Suggestions added to Django manage.py

django

My recently merged PR for ticket #28398 adds very simple ‘did you mean’ suggestions to Django’s manage.py command, which is the primary way of interacting with Django from the terminal. So in Django 2.1 this is what you will expect to see if you misspell a management command:

$ python3 manage.py run-server
Unknown command 'run-server'. Did you mean runserver?
Type 'manage.py help' for usage.

There are many criticisms that you can levy at the NodeJS/Javascript ecosystem but one thing that they tend to get correct is ‘developer friendliness’, e.g tools that lend themselves to being easy to use out of the box with little or no configuration. This means that tools are expected to auto-reload, produce coloured output and be fairly simple to invoke right off the bat. Obviously this isn’t a universal rule - things like webpack configuration is an art unto itself, but in general I think it holds true, and I think perhaps the Python ecosystem could take a few lessons from NodeJS (especially around packaging, but that’s getting better thanks to pipenv and pipsi). That being said, since switching to gatsby I’ve found a few bugs with the development experience.
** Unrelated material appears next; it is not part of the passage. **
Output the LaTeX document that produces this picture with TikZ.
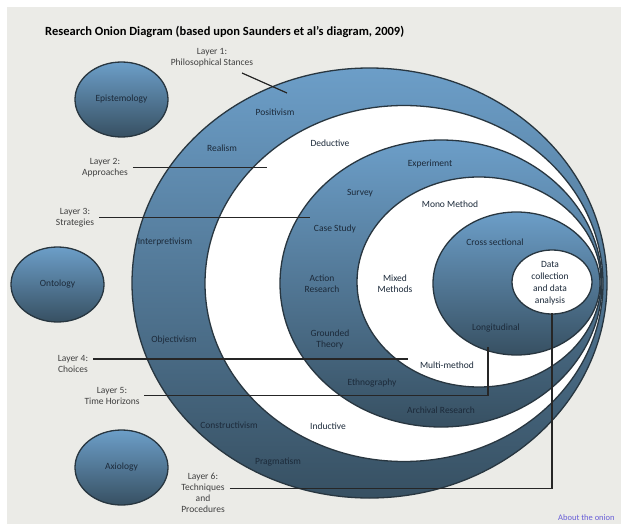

This may seem like something pretty insignificant to anyone who has worked with Django for any extended period of time but for an absolute beginner it can be quite helpful. I’ve onboarded a couple of junior developers who had very little experience with Django and one thing that tripped them up initially was the name of the commands they should run, and how if they made a typo in the command name the output is indistinguishable from the command not existing at all.

The implementation for this was very simple, and you can see the code here. Specifically it leverages a great standard library function difflib.get_close_matches, which simply takes a search string (the command a user is trying to execute) and an iterable of things to match from. So when a user invokes a command that isn’t known we feed a list of all possible commands (built in and third party!) into this method, along with the users input, and it returns the closest match.

I think this method is a hidden gem in the standard library, and can be invoked like this:

from difflib import get_close_matches
matches = get_close_matches('run-server', ['runserver', 'migrate'])
# matches = ['runserver']

If it wasn’t for this standard library method Django would have to ship it’s own algorithm for suggesting commands. There is a somewhat simple and effective algorithm you can use, called the Levenshtein distance, but having a standard library function to take care of this for us is great as it takes the maintenance burden for that potentially hairy code away from Django.